• Exercise goal: Set down the data below from its first line to the line holding "16.84, 16.76, 16.80]", inclusive; omit all pictures.

• Source excerpt:
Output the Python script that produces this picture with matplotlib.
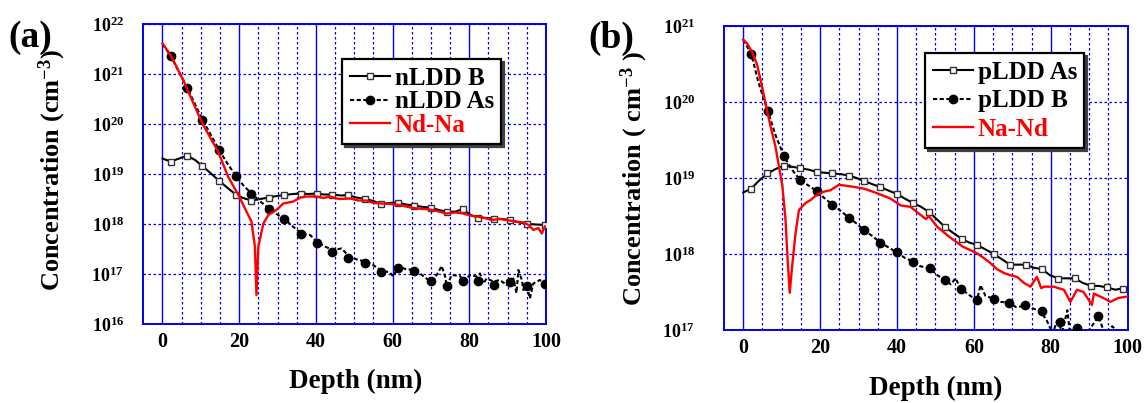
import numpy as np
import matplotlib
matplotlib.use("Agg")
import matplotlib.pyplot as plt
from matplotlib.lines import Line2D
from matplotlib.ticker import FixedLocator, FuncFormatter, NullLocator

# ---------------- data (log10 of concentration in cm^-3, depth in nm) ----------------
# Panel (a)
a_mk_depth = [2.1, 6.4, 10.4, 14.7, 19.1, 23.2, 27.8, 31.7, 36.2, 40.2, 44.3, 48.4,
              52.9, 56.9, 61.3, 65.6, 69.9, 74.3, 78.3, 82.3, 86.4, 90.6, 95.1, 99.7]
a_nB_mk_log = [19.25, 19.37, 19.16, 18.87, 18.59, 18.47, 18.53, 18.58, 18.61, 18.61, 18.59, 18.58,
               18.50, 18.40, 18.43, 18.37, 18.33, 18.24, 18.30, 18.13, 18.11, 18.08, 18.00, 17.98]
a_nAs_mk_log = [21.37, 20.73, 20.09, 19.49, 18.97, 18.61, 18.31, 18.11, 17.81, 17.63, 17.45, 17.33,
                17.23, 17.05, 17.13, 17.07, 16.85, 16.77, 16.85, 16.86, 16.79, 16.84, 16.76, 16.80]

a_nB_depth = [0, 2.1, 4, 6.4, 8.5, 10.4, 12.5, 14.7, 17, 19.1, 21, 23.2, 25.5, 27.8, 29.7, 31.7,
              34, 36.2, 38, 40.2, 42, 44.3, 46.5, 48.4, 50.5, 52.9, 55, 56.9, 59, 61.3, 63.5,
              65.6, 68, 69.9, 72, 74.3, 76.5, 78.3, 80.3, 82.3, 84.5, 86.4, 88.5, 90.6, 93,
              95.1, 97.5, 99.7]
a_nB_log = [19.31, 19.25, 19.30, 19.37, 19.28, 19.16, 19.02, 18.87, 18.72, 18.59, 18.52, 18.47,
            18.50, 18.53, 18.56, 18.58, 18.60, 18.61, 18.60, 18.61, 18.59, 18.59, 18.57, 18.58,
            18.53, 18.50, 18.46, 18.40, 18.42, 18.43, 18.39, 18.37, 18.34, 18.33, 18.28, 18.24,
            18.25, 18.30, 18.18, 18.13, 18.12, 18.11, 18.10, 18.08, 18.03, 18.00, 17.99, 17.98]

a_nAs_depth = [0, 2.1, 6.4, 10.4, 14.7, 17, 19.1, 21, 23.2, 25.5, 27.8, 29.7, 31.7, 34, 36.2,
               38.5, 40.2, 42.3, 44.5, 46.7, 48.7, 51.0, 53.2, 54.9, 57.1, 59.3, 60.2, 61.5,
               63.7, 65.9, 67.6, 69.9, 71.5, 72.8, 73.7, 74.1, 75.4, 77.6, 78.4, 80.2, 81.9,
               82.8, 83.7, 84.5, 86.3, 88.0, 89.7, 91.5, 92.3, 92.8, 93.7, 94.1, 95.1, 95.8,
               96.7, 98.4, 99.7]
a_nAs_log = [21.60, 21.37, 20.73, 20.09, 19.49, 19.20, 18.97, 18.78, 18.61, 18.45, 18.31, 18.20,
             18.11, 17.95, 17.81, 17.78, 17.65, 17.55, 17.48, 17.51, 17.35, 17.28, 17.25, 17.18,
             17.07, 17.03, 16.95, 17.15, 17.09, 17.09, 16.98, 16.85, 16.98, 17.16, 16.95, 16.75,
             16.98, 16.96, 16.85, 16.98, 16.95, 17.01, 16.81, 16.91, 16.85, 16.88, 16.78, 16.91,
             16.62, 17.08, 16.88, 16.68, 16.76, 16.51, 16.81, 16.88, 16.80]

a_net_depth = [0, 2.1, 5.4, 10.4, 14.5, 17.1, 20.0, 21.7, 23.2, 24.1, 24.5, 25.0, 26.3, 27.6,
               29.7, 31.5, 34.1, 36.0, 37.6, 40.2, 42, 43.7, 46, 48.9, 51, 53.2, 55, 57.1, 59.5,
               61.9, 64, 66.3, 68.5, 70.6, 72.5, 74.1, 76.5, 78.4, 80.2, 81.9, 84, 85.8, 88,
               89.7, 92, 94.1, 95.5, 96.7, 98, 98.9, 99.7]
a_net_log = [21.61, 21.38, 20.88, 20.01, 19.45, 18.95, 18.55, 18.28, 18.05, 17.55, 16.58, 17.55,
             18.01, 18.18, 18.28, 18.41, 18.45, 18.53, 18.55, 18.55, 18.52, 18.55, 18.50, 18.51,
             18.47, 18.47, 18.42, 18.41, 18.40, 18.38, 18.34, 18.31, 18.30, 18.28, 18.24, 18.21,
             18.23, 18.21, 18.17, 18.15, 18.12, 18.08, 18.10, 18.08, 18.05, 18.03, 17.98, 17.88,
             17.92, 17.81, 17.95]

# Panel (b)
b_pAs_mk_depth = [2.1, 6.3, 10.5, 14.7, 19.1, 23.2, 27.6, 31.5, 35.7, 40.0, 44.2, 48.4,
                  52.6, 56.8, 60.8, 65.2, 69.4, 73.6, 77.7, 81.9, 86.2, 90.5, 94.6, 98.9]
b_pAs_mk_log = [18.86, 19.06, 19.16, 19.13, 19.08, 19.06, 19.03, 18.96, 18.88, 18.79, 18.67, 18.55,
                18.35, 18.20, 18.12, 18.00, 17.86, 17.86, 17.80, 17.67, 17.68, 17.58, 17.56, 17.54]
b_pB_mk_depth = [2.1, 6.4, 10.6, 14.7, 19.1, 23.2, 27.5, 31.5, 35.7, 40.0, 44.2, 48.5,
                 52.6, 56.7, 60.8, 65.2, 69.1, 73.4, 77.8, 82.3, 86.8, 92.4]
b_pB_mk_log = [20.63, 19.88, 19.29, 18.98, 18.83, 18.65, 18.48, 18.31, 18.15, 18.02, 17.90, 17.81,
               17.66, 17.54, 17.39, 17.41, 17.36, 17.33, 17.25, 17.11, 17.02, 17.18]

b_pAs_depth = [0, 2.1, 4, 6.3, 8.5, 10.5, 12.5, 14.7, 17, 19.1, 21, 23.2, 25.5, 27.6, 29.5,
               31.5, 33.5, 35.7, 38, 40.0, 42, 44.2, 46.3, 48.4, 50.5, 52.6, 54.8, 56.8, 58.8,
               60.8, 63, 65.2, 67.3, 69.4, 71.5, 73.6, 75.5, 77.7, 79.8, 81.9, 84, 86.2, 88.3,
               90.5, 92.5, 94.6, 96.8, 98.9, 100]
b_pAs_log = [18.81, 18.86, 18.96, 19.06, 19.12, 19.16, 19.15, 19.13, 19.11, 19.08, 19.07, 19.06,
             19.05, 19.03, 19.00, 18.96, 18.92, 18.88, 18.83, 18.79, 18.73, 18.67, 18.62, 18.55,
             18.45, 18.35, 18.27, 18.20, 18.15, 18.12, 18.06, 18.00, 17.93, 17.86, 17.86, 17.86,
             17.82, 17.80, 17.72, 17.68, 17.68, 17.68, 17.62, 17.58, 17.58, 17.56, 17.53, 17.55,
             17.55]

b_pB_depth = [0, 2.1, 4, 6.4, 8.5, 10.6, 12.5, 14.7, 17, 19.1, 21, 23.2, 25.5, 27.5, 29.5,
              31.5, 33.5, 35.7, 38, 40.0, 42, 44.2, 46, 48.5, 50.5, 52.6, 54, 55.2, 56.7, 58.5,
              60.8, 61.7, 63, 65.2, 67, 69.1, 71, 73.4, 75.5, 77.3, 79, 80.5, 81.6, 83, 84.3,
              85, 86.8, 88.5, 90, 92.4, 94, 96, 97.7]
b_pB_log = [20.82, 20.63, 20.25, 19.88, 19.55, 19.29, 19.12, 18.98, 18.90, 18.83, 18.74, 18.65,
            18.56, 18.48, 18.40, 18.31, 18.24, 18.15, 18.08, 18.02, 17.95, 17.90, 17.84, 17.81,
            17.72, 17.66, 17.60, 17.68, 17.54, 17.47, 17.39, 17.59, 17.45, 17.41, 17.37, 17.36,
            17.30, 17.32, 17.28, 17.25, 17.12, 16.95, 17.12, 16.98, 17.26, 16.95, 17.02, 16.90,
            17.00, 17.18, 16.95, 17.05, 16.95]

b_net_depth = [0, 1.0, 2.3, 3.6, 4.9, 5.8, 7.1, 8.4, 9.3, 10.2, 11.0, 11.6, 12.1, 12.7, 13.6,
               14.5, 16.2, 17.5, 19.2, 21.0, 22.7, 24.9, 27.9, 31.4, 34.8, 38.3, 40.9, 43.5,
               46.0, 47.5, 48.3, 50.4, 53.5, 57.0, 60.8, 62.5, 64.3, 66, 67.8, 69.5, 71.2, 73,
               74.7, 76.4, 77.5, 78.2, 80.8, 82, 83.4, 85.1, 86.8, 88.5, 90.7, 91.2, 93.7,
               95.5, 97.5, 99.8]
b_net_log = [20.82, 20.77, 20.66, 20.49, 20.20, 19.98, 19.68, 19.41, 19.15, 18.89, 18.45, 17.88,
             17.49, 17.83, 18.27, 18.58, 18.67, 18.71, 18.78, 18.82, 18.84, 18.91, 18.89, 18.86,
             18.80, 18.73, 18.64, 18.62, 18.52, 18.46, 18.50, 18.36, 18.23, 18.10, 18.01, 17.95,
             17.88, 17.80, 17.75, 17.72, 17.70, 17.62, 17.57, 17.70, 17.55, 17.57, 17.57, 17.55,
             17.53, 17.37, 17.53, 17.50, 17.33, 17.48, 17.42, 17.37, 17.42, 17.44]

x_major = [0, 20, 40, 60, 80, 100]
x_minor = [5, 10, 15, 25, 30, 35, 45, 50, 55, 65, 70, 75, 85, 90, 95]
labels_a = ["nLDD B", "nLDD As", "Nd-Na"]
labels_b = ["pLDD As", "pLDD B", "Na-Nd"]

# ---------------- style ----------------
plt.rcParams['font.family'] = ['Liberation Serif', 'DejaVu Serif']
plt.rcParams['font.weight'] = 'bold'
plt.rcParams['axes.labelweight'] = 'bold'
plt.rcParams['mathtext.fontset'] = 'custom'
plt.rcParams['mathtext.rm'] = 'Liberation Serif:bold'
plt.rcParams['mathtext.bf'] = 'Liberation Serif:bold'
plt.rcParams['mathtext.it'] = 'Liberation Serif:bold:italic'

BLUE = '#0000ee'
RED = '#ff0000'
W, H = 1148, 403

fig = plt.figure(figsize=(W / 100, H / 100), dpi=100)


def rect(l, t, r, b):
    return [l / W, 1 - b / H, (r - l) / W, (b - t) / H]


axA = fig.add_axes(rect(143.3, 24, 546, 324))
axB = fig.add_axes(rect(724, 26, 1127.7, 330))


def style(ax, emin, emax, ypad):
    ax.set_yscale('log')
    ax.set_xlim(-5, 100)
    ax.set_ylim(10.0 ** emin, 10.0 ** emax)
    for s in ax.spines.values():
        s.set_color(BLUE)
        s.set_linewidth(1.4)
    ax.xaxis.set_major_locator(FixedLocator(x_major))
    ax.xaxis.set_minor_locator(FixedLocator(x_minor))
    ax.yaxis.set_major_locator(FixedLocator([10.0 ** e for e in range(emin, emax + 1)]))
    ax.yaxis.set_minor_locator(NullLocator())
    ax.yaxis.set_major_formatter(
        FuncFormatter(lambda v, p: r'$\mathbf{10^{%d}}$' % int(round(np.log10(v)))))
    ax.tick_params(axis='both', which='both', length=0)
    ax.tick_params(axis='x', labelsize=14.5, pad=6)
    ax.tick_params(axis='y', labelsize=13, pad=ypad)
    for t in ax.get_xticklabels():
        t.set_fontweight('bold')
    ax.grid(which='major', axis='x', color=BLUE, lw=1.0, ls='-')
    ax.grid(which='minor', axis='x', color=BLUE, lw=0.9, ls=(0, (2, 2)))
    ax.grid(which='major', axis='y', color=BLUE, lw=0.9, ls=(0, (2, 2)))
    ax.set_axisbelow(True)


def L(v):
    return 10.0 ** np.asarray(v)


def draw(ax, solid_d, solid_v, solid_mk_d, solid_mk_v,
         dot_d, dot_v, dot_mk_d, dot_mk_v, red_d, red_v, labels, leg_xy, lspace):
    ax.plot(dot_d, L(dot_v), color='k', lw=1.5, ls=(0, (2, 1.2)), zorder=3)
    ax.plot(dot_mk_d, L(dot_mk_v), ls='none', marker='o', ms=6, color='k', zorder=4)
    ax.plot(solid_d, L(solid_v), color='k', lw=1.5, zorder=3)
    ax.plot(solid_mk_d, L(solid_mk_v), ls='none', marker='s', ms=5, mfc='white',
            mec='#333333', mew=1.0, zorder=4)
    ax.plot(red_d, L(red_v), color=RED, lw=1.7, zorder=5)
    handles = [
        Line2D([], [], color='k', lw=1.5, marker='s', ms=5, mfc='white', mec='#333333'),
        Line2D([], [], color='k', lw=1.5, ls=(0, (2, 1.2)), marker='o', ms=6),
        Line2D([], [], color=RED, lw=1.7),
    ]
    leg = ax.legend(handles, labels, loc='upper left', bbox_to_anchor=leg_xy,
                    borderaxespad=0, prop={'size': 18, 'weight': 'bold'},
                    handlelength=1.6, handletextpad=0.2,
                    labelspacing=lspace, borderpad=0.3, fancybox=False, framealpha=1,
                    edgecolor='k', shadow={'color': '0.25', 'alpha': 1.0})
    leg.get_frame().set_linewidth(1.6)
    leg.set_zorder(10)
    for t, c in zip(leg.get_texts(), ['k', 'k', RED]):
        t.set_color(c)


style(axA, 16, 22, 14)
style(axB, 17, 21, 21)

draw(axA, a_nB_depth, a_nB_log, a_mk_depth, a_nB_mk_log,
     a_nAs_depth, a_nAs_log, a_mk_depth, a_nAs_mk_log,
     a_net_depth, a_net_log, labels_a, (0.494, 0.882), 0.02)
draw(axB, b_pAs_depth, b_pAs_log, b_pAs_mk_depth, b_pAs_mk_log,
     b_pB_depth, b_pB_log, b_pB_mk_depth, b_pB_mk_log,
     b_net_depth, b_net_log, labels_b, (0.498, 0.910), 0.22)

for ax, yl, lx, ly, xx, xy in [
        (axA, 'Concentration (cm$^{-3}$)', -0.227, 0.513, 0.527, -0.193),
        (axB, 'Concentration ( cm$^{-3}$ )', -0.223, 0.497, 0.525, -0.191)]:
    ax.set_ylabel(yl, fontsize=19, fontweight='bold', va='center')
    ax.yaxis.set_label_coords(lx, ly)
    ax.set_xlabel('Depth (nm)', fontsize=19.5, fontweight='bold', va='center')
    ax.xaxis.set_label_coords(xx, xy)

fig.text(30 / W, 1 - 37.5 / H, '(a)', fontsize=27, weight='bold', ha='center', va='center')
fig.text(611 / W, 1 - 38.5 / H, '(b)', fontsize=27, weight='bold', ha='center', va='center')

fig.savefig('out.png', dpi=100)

• The answer:
Output the Python script that produces this picture with matplotlib.
import numpy as np
import matplotlib
matplotlib.use("Agg")
import matplotlib.pyplot as plt
from matplotlib.lines import Line2D
from matplotlib.ticker import FixedLocator, FuncFormatter, NullLocator

# ---------------- data (log10 of concentration in cm^-3, depth in nm) ----------------
# Panel (a)
a_mk_depth = [2.1, 6.4, 10.4, 14.7, 19.1, 23.2, 27.8, 31.7, 36.2, 40.2, 44.3, 48.4,
              52.9, 56.9, 61.3, 65.6, 69.9, 74.3, 78.3, 82.3, 86.4, 90.6, 95.1, 99.7]
a_nB_mk_log = [19.25, 19.37, 19.16, 18.87, 18.59, 18.47, 18.53, 18.58, 18.61, 18.61, 18.59, 18.58,
               18.50, 18.40, 18.43, 18.37, 18.33, 18.24, 18.30, 18.13, 18.11, 18.08, 18.00, 17.98]
a_nAs_mk_log = [21.37, 20.73, 20.09, 19.49, 18.97, 18.61, 18.31, 18.11, 17.81, 17.63, 17.45, 17.33,
                17.23, 17.05, 17.13, 17.07, 16.85, 16.77, 16.85, 16.86, 16.79, 16.84, 16.76, 16.80]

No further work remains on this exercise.